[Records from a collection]
*-*-*

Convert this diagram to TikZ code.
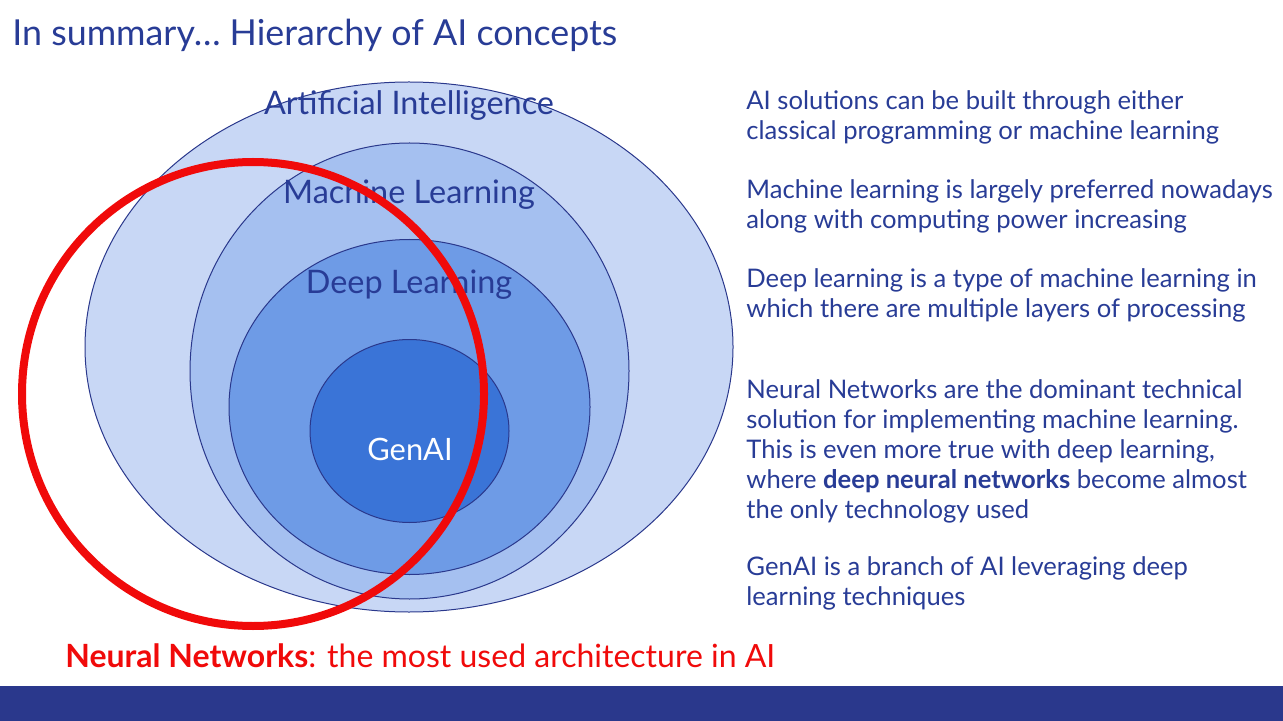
\documentclass[tikz,border=0pt]{standalone}
\usepackage{fontspec}
\setmainfont{Lato}
\usetikzlibrary{positioning}
\definecolor{navy}{RGB}{42,56,140}
\definecolor{titleblue}{RGB}{40,60,150}
\definecolor{aicol}{RGB}{200,215,245}
\definecolor{mlcol}{RGB}{165,192,240}
\definecolor{dlcol}{RGB}{110,155,230}
\definecolor{gencol}{RGB}{58,116,215}
\definecolor{nnred}{RGB}{240,10,10}
\begin{document}
\begin{tikzpicture}[
    x=0.5pt, y=-0.5pt,
    layer/.style={draw=navy, line width=0.5pt},
    label/.style={font=\fontsize{16.2}{18}\selectfont, text=titleblue},
    note/.style={font=\fontsize{12.8}{15}\selectfont, text=titleblue, align=left, anchor=north west, inner sep=0pt}
]
    \useasboundingbox (0,0) rectangle (1283,721);
    \fill[navy] (0,686) rectangle (1283,721);

    % Title
    \node[anchor=west, inner sep=0pt, text=titleblue, font=\fontsize{17.9}{20}\selectfont] (title) at (12,35) {In summary\dots\ Hierarchy of AI concepts};

    % Nested layers
    \draw[layer, fill=aicol] (409,347) ellipse [x radius=324, y radius=265];
    \draw[layer, fill=mlcol] (409.5,371) ellipse [x radius=219.5, y radius=228];
    \draw[layer, fill=dlcol] (409.5,407) ellipse [x radius=180.5, y radius=167.5];
    \draw[layer, fill=gencol] (409.5,431) ellipse [x radius=99.5, y radius=91.5];

    \node[label] (ai) at (409,106) {Artificial Intelligence};
    \node[label] (ml) at (409,195) {Machine Learning};
    \node[label] (dl) at (409,285) {Deep Learning};
    \node[label, text=white, font=\fontsize{15.4}{17}\selectfont] (gen) at (410,449) {GenAI};

    % Neural networks
    \draw[nnred, line width=4pt] (253,394) ellipse [x radius=231, y radius=232];
    \node[anchor=west, inner sep=0pt, text=nnred, font=\fontsize{16}{18}\selectfont] (nn) at (65,656) {\textbf{Neural Networks}: the most used architecture in AI};

    % Notes
    \node[note] (n1) at (746,90) {AI solutions can be built through either\\classical programming or machine learning};
    \node[note] (n2) at (746,179) {Machine learning is largely preferred nowadays\\along with computing power increasing};
    \node[note] (n3) at (746,268) {Deep learning is a type of machine learning in\\which there are multiple layers of processing};
    \node[note] (n4) at (746,379) {Neural Networks are the dominant technical\\solution for implementing machine learning.\\This is even more true with deep learning,\\where \textbf{deep neural networks} become almost\\the only technology used};
    \node[note] (n5) at (746,556) {GenAI is a branch of AI leveraging deep\\learning techniques};
\end{tikzpicture}
\end{document}
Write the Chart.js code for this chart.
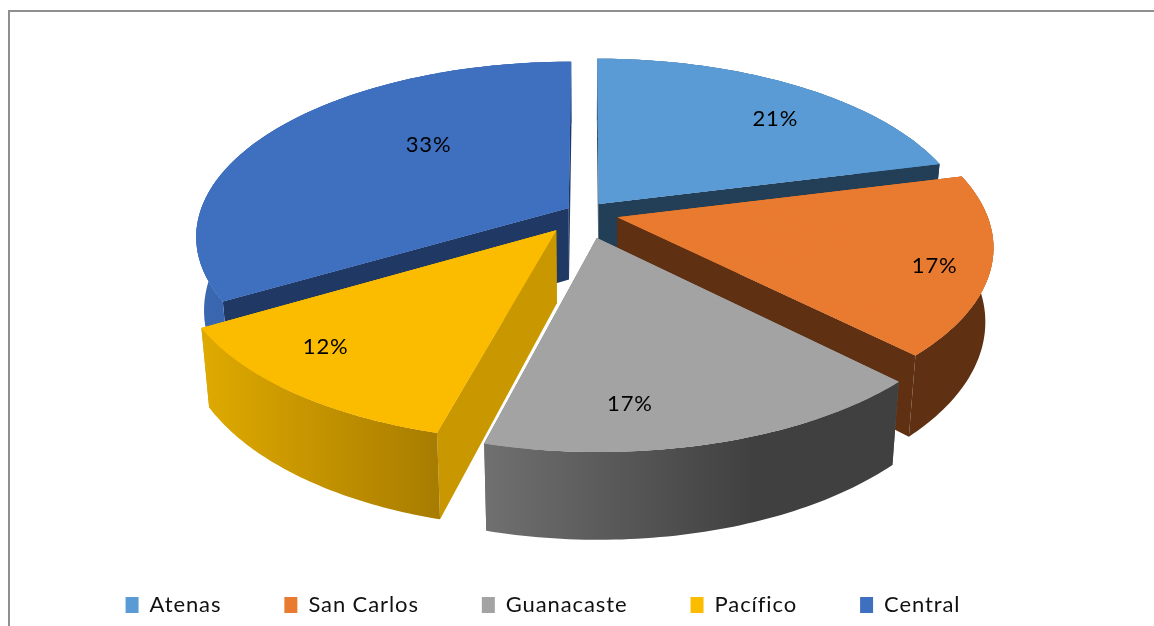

*-*-*

What is asked: Return each line among the entries that holds the word "code".

Exercise result:
Convert this diagram to TikZ code.
Write the Chart.js code for this chart.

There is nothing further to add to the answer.